» **WORK REQUIRED**
Return, exactly as written, the lines from the one containing "What React, TypeScript" through the one containing "const cx = 396, cy", with both ends included.

## begin PROVIDED DATA

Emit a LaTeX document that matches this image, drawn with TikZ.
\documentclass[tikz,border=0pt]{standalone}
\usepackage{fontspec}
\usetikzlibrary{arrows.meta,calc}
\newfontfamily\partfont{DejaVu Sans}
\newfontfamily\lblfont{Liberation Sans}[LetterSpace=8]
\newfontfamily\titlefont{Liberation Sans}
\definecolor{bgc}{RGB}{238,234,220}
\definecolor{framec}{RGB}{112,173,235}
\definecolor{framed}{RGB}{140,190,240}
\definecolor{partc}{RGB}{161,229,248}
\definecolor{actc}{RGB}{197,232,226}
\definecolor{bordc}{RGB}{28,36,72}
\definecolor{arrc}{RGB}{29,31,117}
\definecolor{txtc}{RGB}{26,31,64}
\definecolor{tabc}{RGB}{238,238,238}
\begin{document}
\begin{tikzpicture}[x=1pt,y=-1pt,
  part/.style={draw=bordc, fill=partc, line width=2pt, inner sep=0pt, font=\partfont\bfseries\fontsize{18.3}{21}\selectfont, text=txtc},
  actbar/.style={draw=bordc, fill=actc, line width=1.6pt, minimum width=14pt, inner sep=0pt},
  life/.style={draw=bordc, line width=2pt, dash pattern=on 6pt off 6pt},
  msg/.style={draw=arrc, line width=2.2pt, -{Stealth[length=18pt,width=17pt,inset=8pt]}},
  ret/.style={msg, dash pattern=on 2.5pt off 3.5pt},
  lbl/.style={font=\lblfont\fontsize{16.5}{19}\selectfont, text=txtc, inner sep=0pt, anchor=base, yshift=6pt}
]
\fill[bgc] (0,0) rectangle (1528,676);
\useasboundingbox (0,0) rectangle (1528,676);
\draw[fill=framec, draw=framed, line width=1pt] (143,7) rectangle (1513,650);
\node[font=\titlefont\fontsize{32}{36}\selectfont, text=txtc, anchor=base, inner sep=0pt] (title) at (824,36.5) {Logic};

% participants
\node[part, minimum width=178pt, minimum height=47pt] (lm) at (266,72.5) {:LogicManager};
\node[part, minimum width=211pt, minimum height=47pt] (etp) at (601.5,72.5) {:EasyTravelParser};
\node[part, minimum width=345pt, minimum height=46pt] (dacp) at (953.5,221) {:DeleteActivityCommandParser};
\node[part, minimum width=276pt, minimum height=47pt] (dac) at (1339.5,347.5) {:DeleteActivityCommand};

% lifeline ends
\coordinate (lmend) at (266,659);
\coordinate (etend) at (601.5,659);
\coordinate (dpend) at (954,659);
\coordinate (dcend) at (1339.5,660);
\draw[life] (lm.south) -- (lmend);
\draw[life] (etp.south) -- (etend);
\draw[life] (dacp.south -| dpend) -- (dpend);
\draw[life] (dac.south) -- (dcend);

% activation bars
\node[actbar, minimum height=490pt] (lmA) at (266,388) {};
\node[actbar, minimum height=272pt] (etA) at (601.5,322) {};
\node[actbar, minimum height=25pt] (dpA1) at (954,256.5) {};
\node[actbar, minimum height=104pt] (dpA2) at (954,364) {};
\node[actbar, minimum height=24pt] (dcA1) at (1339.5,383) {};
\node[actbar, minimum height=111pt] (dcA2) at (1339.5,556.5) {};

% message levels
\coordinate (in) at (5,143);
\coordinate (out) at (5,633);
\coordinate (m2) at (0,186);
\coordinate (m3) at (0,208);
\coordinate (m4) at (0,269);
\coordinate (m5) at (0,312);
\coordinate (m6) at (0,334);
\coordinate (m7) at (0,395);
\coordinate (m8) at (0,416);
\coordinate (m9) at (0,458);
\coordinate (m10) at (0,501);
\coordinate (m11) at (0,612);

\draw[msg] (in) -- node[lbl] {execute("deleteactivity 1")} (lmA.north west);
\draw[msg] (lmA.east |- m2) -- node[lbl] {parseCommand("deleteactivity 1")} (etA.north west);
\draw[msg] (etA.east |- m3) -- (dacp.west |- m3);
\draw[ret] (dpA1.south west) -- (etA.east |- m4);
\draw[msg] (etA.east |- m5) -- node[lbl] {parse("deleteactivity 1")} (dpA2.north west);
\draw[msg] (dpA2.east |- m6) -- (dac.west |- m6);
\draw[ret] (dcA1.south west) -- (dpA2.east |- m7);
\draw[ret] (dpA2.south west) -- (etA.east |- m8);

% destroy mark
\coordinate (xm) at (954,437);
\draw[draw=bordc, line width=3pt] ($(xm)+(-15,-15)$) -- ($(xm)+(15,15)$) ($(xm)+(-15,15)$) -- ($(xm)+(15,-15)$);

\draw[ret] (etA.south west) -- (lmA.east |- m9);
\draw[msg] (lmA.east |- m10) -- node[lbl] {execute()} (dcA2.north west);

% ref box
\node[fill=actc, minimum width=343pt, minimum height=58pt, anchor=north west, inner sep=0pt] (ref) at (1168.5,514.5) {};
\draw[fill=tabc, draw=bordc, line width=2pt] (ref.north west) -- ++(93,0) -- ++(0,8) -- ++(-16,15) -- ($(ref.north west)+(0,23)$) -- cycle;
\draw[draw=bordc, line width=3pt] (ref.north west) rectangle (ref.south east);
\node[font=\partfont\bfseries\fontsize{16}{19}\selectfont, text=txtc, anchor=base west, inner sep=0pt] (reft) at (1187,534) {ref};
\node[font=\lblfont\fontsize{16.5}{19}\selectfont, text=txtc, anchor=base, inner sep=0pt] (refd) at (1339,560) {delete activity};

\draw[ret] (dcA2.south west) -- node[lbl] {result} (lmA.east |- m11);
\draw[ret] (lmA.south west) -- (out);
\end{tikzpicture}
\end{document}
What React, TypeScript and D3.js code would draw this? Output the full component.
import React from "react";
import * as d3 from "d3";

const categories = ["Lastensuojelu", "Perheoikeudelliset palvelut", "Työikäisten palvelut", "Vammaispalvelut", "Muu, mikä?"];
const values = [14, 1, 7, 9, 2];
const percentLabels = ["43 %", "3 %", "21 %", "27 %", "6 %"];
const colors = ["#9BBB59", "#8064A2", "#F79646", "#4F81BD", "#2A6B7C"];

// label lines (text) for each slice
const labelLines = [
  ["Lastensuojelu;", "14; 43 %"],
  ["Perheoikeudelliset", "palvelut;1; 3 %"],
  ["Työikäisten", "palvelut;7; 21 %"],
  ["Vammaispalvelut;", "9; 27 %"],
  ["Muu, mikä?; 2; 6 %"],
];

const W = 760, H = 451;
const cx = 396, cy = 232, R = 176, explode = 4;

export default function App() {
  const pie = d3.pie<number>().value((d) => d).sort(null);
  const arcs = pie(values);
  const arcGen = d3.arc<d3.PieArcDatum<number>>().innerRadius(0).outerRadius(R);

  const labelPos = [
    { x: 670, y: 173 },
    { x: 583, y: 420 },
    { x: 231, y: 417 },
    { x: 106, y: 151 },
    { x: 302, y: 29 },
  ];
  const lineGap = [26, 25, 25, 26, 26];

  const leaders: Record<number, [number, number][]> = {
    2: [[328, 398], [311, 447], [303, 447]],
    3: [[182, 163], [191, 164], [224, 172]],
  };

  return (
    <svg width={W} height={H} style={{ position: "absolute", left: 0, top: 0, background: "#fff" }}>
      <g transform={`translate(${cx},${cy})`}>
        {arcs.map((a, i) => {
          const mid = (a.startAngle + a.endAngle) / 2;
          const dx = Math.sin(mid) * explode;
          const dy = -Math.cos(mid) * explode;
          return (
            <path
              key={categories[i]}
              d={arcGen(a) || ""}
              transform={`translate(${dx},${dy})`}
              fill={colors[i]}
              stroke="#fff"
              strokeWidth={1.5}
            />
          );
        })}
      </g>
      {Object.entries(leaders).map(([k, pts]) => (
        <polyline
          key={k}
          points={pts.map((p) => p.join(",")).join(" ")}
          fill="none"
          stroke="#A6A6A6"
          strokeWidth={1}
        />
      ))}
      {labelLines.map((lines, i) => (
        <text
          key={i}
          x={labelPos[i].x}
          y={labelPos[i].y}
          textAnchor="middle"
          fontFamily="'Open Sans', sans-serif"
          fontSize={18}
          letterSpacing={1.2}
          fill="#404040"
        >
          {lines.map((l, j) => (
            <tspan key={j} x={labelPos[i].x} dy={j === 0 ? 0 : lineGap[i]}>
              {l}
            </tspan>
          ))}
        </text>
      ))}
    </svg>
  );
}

## end PROVIDED DATA

» **FINISHED EXERCISE**
What React, TypeScript and D3.js code would draw this? Output the full component.
import React from "react";
import * as d3 from "d3";

const categories = ["Lastensuojelu", "Perheoikeudelliset palvelut", "Työikäisten palvelut", "Vammaispalvelut", "Muu, mikä?"];
const values = [14, 1, 7, 9, 2];
const percentLabels = ["43 %", "3 %", "21 %", "27 %", "6 %"];
const colors = ["#9BBB59", "#8064A2", "#F79646", "#4F81BD", "#2A6B7C"];

// label lines (text) for each slice
const labelLines = [
  ["Lastensuojelu;", "14; 43 %"],
  ["Perheoikeudelliset", "palvelut;1; 3 %"],
  ["Työikäisten", "palvelut;7; 21 %"],
  ["Vammaispalvelut;", "9; 27 %"],
  ["Muu, mikä?; 2; 6 %"],
];

const W = 760, H = 451;
const cx = 396, cy = 232, R = 176, explode = 4;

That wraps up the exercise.